Re: Page faults in tracepoint caused by aliased pointer

Hou Tao <houtao@xxxxxxxxxxxxxxx> · Thu, 22 Feb 2024 17:27:01 +0800

Hi,

On 2/13/2024 8:33 AM, Kumar Kartikeya Dwivedi wrote:
> On Tue, 13 Feb 2024 at 01:21, Yan Zhai <yan@xxxxxxxxxxxxxx> wrote:
>> On Mon, Feb 12, 2024 at 5:52 PM Alexei Starovoitov
>> <alexei.starovoitov@xxxxxxxxx> wrote:
>>> On Mon, Feb 12, 2024 at 3:42 PM Kumar Kartikeya Dwivedi
>>> <memxor@xxxxxxxxx> wrote:
>>>> On Tue, 13 Feb 2024 at 00:34, Alexei Starovoitov
>>>> <alexei.starovoitov@xxxxxxxxx> wrote:
>>>>> On Mon, Feb 12, 2024 at 3:16 PM Ignat Korchagin <ignat@xxxxxxxxxxxxxx> wrote:
>>>>>> [288931.217143][T109754] CPU: 4 PID: 109754 Comm: bpftrace Not tainted
>>>>>> 6.6.16+ #10
>>>>> ...
>>>>>> [288931.217143][T109754]  ? copy_from_kernel_nofault+0x1d/0xe0
>>>>>> [288931.217143][T109754]  bpf_probe_read_compat+0x6a/0x90
>>>>>>
>>>>>> And Jakub CCed here did it for 6.8.0-rc2+
>>>>> I suspect something is broken in your kernels.
>>>>> Above is doing generic copy_from_kernel_nofault(),
>>>>> so one should be able to crash the kernel without any bpf.
>>>>>
>>>>> We have this in selftests/bpf:
>>>>> __weak noinline struct file *bpf_testmod_return_ptr(int arg)
>>>>> {
>>>>>         static struct file f = {};
>>>>>
>>>>>         switch (arg) {
>>>>>         case 1: return (void *)EINVAL;          /* user addr */
>>>>>         case 2: return (void *)0xcafe4a11;      /* user addr */
>>>>>         case 3: return (void *)-EINVAL;         /* canonical, but invalid */
>>>>>         case 4: return (void *)(1ull << 60);    /* non-canonical and invalid */
>>>>>         case 5: return (void *)~(1ull << 30);   /* trigger extable */
>>>>>         case 6: return &f;                      /* valid addr */
>>>>>         case 7: return (void *)((long)&f | 1);  /* kernel tricks */
>>>>>         default: return NULL;
>>>>>         }
>>>>> }
>>>>> where we check that extables setup by JIT for bpf progs are working correctly.
>>>>> You should see the kernel crashing when you just run bpf selftests.
>>>> I agree, this appears unrelated to BPF since it is happening when
>>>> using copy_from_kernel_nofault (which should be jumping to the Efault
>>>> label instead of the oops), but I think it's not specific to some
>>>> custom kernel. I can reproduce it on my dev machine on top of bpf-next
>>>> as well, and another machine with Ubuntu's generic 6.5 kernel for
>>>> 24.04. And I think Ignat tried it on the mainline 6.8-rc2 as well.
>> copy_from_kernel_nofault is called in Jakub's reproducer, but the
>> panic case in our production seems to be direct memory accessing
>> according to bpftool dumped jited code. Will faults from such
>> instructions also be caught correctly?
>>
> Yep, since faults in both cases end up in the page fault handler.
> Once the fix pointed out by Alexei is applied, it should address both scenarios.
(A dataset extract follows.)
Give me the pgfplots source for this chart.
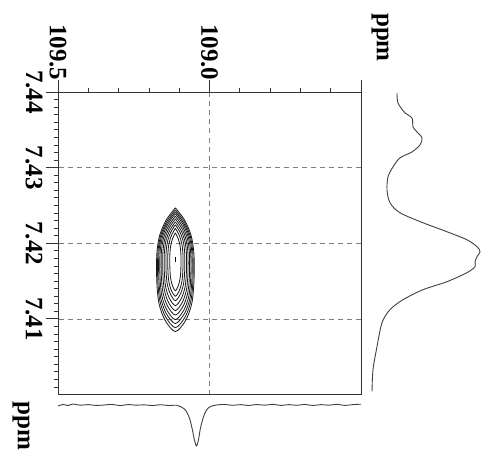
\documentclass[border=0pt]{standalone}
\usepackage{fontspec}
\setmainfont{Liberation Serif}
\usepackage{pgfplots}
\pgfplotsset{compat=1.18}
\begin{document}
\begin{tikzpicture}[x=1bp,y=1bp]
\path[use as bounding box] (0,0) rectangle (482,-461);
\pgfplotsset{
  cl/.style={black!90, line width=0.8bp, smooth, tension=0.5, mark=none},
  trace/.style={black!75, line width=0.9bp, smooth, tension=0.5, mark=none},
  lblfont/.style={font=\fontsize{25bp}{30bp}\selectfont\bfseries}
}
\begin{axis}[
  at={(58bp,-394.5bp)}, anchor=south west,
  width=303bp, height=302.5bp, scale only axis,
  xmin=108.5, xmax=109.5, x dir=reverse,
  ymin=7.40, ymax=7.44,
  axis line style={black!80, line width=0.9bp},
  xtick pos=right, ytick pos=left,
  xticklabel pos=right, yticklabel pos=left,
  tick align=outside,
  major tick length=12bp, minor tick length=4bp,
  tick style={black!80, line width=0.8bp},
  xtick={108.5,109.0,109.5}, xticklabels={{},109.0,109.5},
  minor xtick={108.6,108.7,108.8,108.9,109.1,109.2,109.3,109.4},
  ytick={7.41,7.42,7.43,7.44}, yticklabels={7.41,7.42,7.43,7.44},
  minor ytick={7.401,7.402,7.403,7.404,7.405,7.406,7.407,7.408,7.409,
               7.411,7.412,7.413,7.414,7.415,7.416,7.417,7.418,7.419,
               7.421,7.422,7.423,7.424,7.425,7.426,7.427,7.428,7.429,
               7.431,7.432,7.433,7.434,7.435,7.436,7.437,7.438,7.439},
  grid=major,
  major grid style={black!50, line width=0.6bp, dash pattern=on 5bp off 4bp},
  /pgf/number format/assume math mode=true,
  xticklabel shift=-4bp,
  xticklabel style={rotate=-90, anchor=east, lblfont},
  yticklabel style={rotate=-90, anchor=north, lblfont},
]
\addplot[cl] coordinates {(109.1126,7.42469) (109.0820,7.42305) (109.0605,7.42100) (109.0513,7.41855) (109.0513,7.41486) (109.0587,7.41200) (109.0789,7.40979) (109.1126,7.40832) (109.1463,7.40979) (109.1665,7.41200) (109.1739,7.41486) (109.1739,7.41855) (109.1647,7.42100) (109.1432,7.42305) (109.1126,7.42469)};
\addplot[cl] coordinates {(109.1126,7.42442) (109.0836,7.42286) (109.0633,7.42091) (109.0547,7.41858) (109.0547,7.41507) (109.0616,7.41235) (109.0807,7.41024) (109.1126,7.40884) (109.1445,7.41024) (109.1636,7.41235) (109.1706,7.41507) (109.1706,7.41858) (109.1619,7.42091) (109.1416,7.42286) (109.1126,7.42442)};
\addplot[cl] coordinates {(109.1126,7.42416) (109.0853,7.42268) (109.0662,7.42084) (109.0580,7.41862) (109.0580,7.41529) (109.0645,7.41270) (109.0826,7.41071) (109.1126,7.40938) (109.1427,7.41071) (109.1607,7.41270) (109.1672,7.41529) (109.1672,7.41862) (109.1590,7.42084) (109.1399,7.42268) (109.1126,7.42416)};
\addplot[cl] coordinates {(109.1126,7.42390) (109.0873,7.42250) (109.0695,7.42075) (109.0619,7.41865) (109.0619,7.41550) (109.0680,7.41305) (109.0847,7.41116) (109.1126,7.40990) (109.1405,7.41116) (109.1572,7.41305) (109.1633,7.41550) (109.1633,7.41865) (109.1557,7.42075) (109.1379,7.42250) (109.1126,7.42390)};
\addplot[cl] coordinates {(109.1126,7.42357) (109.0894,7.42226) (109.0732,7.42062) (109.0662,7.41866) (109.0662,7.41572) (109.0718,7.41344) (109.0871,7.41167) (109.1126,7.41050) (109.1381,7.41167) (109.1534,7.41344) (109.1590,7.41572) (109.1590,7.41866) (109.1520,7.42062) (109.1358,7.42226) (109.1126,7.42357)};
\addplot[cl] coordinates {(109.1126,7.42323) (109.0919,7.42202) (109.0774,7.42050) (109.0712,7.41868) (109.0712,7.41595) (109.0762,7.41382) (109.0898,7.41218) (109.1126,7.41109) (109.1354,7.41218) (109.1490,7.41382) (109.1540,7.41595) (109.1540,7.41868) (109.1478,7.42050) (109.1333,7.42202) (109.1126,7.42323)};
\addplot[cl] coordinates {(109.1126,7.42284) (109.0944,7.42173) (109.0816,7.42034) (109.0762,7.41868) (109.0762,7.41618) (109.0806,7.41424) (109.0926,7.41274) (109.1126,7.41175) (109.1326,7.41274) (109.1447,7.41424) (109.1490,7.41618) (109.1490,7.41868) (109.1436,7.42034) (109.1308,7.42173) (109.1126,7.42284)};
\addplot[cl] coordinates {(109.1126,7.42245) (109.0972,7.42144) (109.0864,7.42019) (109.0818,7.41868) (109.0818,7.41643) (109.0855,7.41467) (109.0957,7.41332) (109.1126,7.41241) (109.1295,7.41332) (109.1397,7.41467) (109.1434,7.41643) (109.1434,7.41868) (109.1388,7.42019) (109.1280,7.42144) (109.1126,7.42245)};
\addplot[cl] coordinates {(109.1126,7.42198) (109.1002,7.42108) (109.0915,7.41996) (109.0878,7.41861) (109.0878,7.41659) (109.0908,7.41502) (109.0989,7.41381) (109.1126,7.41300) (109.1263,7.41381) (109.1345,7.41502) (109.1374,7.41659) (109.1374,7.41861) (109.1337,7.41996) (109.1250,7.42108) (109.1126,7.42198)};
\addplot[cl] coordinates {(109.1126,7.42139) (109.1035,7.42062) (109.0971,7.41967) (109.0944,7.41852) (109.0944,7.41679) (109.0966,7.41546) (109.1026,7.41442) (109.1126,7.41373) (109.1226,7.41442) (109.1286,7.41546) (109.1308,7.41679) (109.1308,7.41852) (109.1281,7.41967) (109.1217,7.42062) (109.1126,7.42139)};
\addplot[black, line width=1.6bp] coordinates {(109.1126,7.41822) (109.1126,7.41756)};
\end{axis}
% right (1H) projection
\begin{axis}[
  at={(370bp,-394.5bp)}, anchor=south west,
  width=112bp, height=302.5bp, scale only axis,
  xmin=0, xmax=112, ymin=7.40, ymax=7.44,
  axis lines=none, clip=false]
\addplot[trace] coordinates {
(27,7.43987) (28,7.43855) (35,7.43723) (42,7.43657) (43,7.43538) (47,7.43472)
(52,7.43393) (50,7.43300) (42,7.43208) (30,7.43129) (23,7.43010) (18,7.42878)
(17,7.42706) (20,7.42535) (30,7.42403) (53,7.42271) (77,7.42152) (97,7.42046)
(107,7.41954) (110,7.41888) (107,7.41822) (105,7.41756) (105,7.41690) (97,7.41611)
(77,7.41492) (53,7.41386) (33,7.41254) (20,7.41122) (12,7.40950) (7,7.40634)
(3,7.40330) (2,7.40040)};
\end{axis}
% bottom (13C) projection
\begin{axis}[
  at={(58bp,-450bp)}, anchor=south west,
  width=303bp, height=50bp, scale only axis,
  xmin=108.5, xmax=109.5, x dir=reverse,
  ymin=-50, ymax=0,
  axis lines=none, clip=false]
\addplot[trace] coordinates {
(109.5000,-6) (109.4834,-4.5) (109.4669,-5.5) (109.4503,-4) (109.4272,-5.2)
(109.4007,-4.6) (109.3742,-5.4) (109.3477,-5) (109.3212,-4.4) (109.2947,-5.6)
(109.2682,-4.5) (109.2417,-5.2) (109.2152,-4.8) (109.1887,-5.6) (109.1623,-4.7)
(109.1358,-5.5) (109.1093,-5.2) (109.0960,-6.5) (109.0795,-10) (109.0662,-18)
(109.0563,-30) (109.0497,-40) (109.0430,-46) (109.0364,-40) (109.0298,-28)
(109.0199,-17) (109.0099,-10) (108.9967,-6.5) (108.9768,-5) (108.9503,-4.4)
(108.9238,-5.3) (108.8974,-4.6) (108.8709,-5.5) (108.8444,-4.5) (108.8179,-5.2)
(108.7914,-4.3) (108.7649,-5.4) (108.7384,-4.6) (108.7119,-5.3) (108.6854,-4.4)
(108.6589,-5.5) (108.6325,-4.6) (108.6060,-5.2) (108.5795,-4.3) (108.5530,-5.4)
(108.5265,-4.6) (108.5000,-4.2)};
\end{axis}
\node[rotate=-90, font=\fontsize{25bp}{30bp}\selectfont\bfseries] at (380,-37.5) {ppm};
\node[rotate=-90, font=\fontsize{25bp}{30bp}\selectfont\bfseries] at (21,-426) {ppm};
\end{tikzpicture}
\end{document}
I didn't get the idea on how the vsyscall patch [1] will fix the
unhandled page fault caused by BTF pointer dereference. In my
understanding, for BTF pointer dereference, x86 JIT checks whether the
address is a kernel space address or not. If it is the kernel space
address, it will setup an exception fix-up entry for its dereference and
will try to do dereference directly. If the address is vsyscall address,
x86 JIT will consider it as kernel space address and will try to
dereference it directly. The dereference of vsyscall page in kernel will
trigger the page fault, handle_page_fault() will be invoked and it will
invoke do_user_addr_fault() and page_fault_oops() accordingly.

[1]:
https://patchwork.kernel.org/project/netdevbpf/patch/20240202103935.3154011-3-houtao@xxxxxxxxxxxxxxx/

>
>> Yan
>>
>>> Then it must be vsyscall address that this series are fixing:
>>> https://patchwork.kernel.org/project/netdevbpf/patch/20240202103935.3154011-3-houtao@xxxxxxxxxxxxxxx/
>>>
>>> We're still waiting on x86 maintainers to ack them.
> .